Strategic sectors such as technology and defense can no longer be reduced to domestic availability; they must be communal. This also applies to finance: to grow and create value for all stakeholders, European multinationals must embrace cross-border logic. One of the sectors where the comparison between the United States and Europe is severely to our disadvantage is the asset management industry, starting with pensions. The European demographic structure has long required the support of private pension funds alongside the state. Moreover, these funds are by definition long-term investors, essential for the growth of the real economy, both European and Italian. Yet, the sector is severely undersized: the level of pension assets in the EU, where the population is significantly larger than in the US, is about 10.7 trillion euros (concentrated in a few countries such as the Netherlands and Scandinavia), which is a quarter of the estimated 38.1 trillion euros in the United States. The stock market – one of the tools for employing pension savings –is 68% of GDP in the EU, while in the US it is 170%. Asset management is a powerful factor for the well-being and economic development of European citizens. Nevertheless, in Europe, this sector is still small and fragmented in comparison to the US. European companies struggle to compete with American giants because they manage smaller masses, and in asset management, the size of assets is crucial for profitability and to generate the economies of scale necessary to invest in innovation, attract investments, and recruit the best talent.

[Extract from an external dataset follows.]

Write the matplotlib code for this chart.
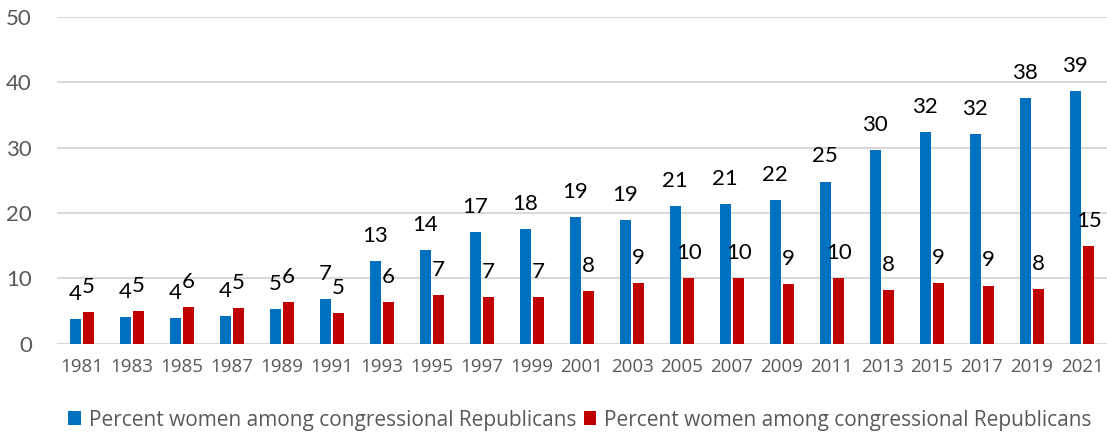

The six largest asset managers in the world are American, seven of the top ten, and fourteen of the top twenty. To give an immediate idea: the top three American asset managers hold 23 trillion euros, the top three Europeans manage 7 trillion. This is the difference in scale we must face making the matter of the union of capital markets increasingly necessary and urgent in Europe, alongside transnational mergers among operators.

Growth and competition can only be achieved by creating a system. The agreement recently signed by Generali with BPCE for the creation of an asset management platform follows this logic: it is a friendly agreement, signed on equal terms between two continental champions, which would create an entity of 1.9 trillion euros, becoming a world leader in asset management for insurance clients. And let it be clear: Italian savings remain fully protected. Italian and European laws require insurance companies to decide how and where to invest Italian savings down to the last euro, regardless of who the asset manager is that materially conducts the purchases and sales. Generali will therefore maintain full control over the use of the savings entrusted to it by its clients, exactly as it does today. Moreover, the golden power procedure, which always applies to transactions of this kind, will allow the government to confirm the existence of all necessary guarantees and assurances to protect national interests.


Another area where Europe must demonstrate its strength as a unified community is technology. Although our continent has a good position in fundamental research and patenting, much of the knowledge generated by European researchers is not exploited commercially. We do not have any "innovation clusters" in the global top ten where the United States have four and China three. European companies focused on technological innovation should be able to access venture capital more easily through a single, large pool of European savings. Recently, the European Commission mobilised 200 billion euros for artificial intelligence projects. This is excellent news, but a continued commitment is needed to increase competitiveness and build a strong system. The underlying logic of the technology sector is similar to that of the financial industry, and therefore intra-European alliances and partnerships must be created to build scale, attract more investors and recruit more talent.

After World War II, Europe represented a grand political, economic, and social experiment, an almost unique example in history. Let's work to ensure it continues to be so.